■ Set task
Print, word for word, the opening line of the data below and every line after it through the line that contains "ax.tick_params(axis='y', pad=7)", but not the pictures.

(begin)

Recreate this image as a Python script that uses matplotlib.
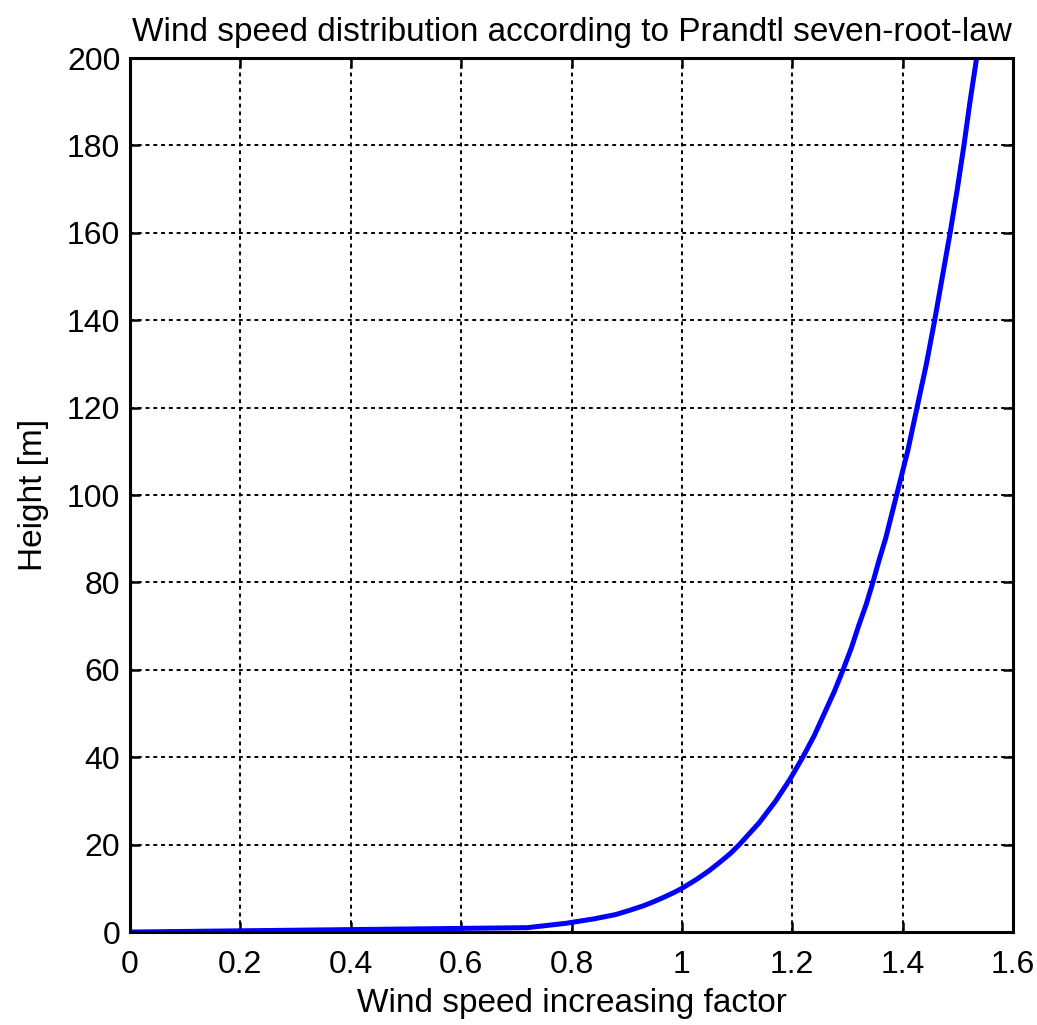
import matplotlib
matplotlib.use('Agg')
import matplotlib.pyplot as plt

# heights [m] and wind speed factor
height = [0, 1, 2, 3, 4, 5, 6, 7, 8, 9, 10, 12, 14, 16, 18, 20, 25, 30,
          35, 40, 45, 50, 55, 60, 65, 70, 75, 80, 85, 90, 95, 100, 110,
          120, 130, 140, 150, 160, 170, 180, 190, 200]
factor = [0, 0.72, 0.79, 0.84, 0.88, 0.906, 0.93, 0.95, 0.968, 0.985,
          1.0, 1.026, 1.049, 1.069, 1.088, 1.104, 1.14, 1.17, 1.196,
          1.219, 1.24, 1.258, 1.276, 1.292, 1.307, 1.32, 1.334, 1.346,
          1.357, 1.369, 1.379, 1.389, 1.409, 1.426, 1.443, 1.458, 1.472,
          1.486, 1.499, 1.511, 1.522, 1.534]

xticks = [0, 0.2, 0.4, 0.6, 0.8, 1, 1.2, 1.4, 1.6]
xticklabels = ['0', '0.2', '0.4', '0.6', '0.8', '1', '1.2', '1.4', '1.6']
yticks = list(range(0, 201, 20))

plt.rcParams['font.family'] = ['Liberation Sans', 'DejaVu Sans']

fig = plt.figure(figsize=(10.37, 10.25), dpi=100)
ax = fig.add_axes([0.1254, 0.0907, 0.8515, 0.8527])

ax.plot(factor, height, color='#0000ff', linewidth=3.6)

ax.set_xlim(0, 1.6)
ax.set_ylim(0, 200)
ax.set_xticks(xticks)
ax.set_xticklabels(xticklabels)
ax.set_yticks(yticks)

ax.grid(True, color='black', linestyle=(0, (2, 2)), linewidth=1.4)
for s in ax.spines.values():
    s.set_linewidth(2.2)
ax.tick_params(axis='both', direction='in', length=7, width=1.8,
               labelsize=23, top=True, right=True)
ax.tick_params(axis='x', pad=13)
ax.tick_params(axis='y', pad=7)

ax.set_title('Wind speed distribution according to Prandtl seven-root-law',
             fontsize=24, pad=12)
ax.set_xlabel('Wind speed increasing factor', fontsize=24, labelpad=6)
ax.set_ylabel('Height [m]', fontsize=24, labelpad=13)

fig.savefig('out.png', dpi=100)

(end)

■ Answer to the exercise
Recreate this image as a Python script that uses matplotlib.
import matplotlib
matplotlib.use('Agg')
import matplotlib.pyplot as plt

# heights [m] and wind speed factor
height = [0, 1, 2, 3, 4, 5, 6, 7, 8, 9, 10, 12, 14, 16, 18, 20, 25, 30,
          35, 40, 45, 50, 55, 60, 65, 70, 75, 80, 85, 90, 95, 100, 110,
          120, 130, 140, 150, 160, 170, 180, 190, 200]
factor = [0, 0.72, 0.79, 0.84, 0.88, 0.906, 0.93, 0.95, 0.968, 0.985,
          1.0, 1.026, 1.049, 1.069, 1.088, 1.104, 1.14, 1.17, 1.196,
          1.219, 1.24, 1.258, 1.276, 1.292, 1.307, 1.32, 1.334, 1.346,
          1.357, 1.369, 1.379, 1.389, 1.409, 1.426, 1.443, 1.458, 1.472,
          1.486, 1.499, 1.511, 1.522, 1.534]

xticks = [0, 0.2, 0.4, 0.6, 0.8, 1, 1.2, 1.4, 1.6]
xticklabels = ['0', '0.2', '0.4', '0.6', '0.8', '1', '1.2', '1.4', '1.6']
yticks = list(range(0, 201, 20))

plt.rcParams['font.family'] = ['Liberation Sans', 'DejaVu Sans']

fig = plt.figure(figsize=(10.37, 10.25), dpi=100)
ax = fig.add_axes([0.1254, 0.0907, 0.8515, 0.8527])

ax.plot(factor, height, color='#0000ff', linewidth=3.6)

ax.set_xlim(0, 1.6)
ax.set_ylim(0, 200)
ax.set_xticks(xticks)
ax.set_xticklabels(xticklabels)
ax.set_yticks(yticks)

ax.grid(True, color='black', linestyle=(0, (2, 2)), linewidth=1.4)
for s in ax.spines.values():
    s.set_linewidth(2.2)
ax.tick_params(axis='both', direction='in', length=7, width=1.8,
               labelsize=23, top=True, right=True)
ax.tick_params(axis='x', pad=13)
ax.tick_params(axis='y', pad=7)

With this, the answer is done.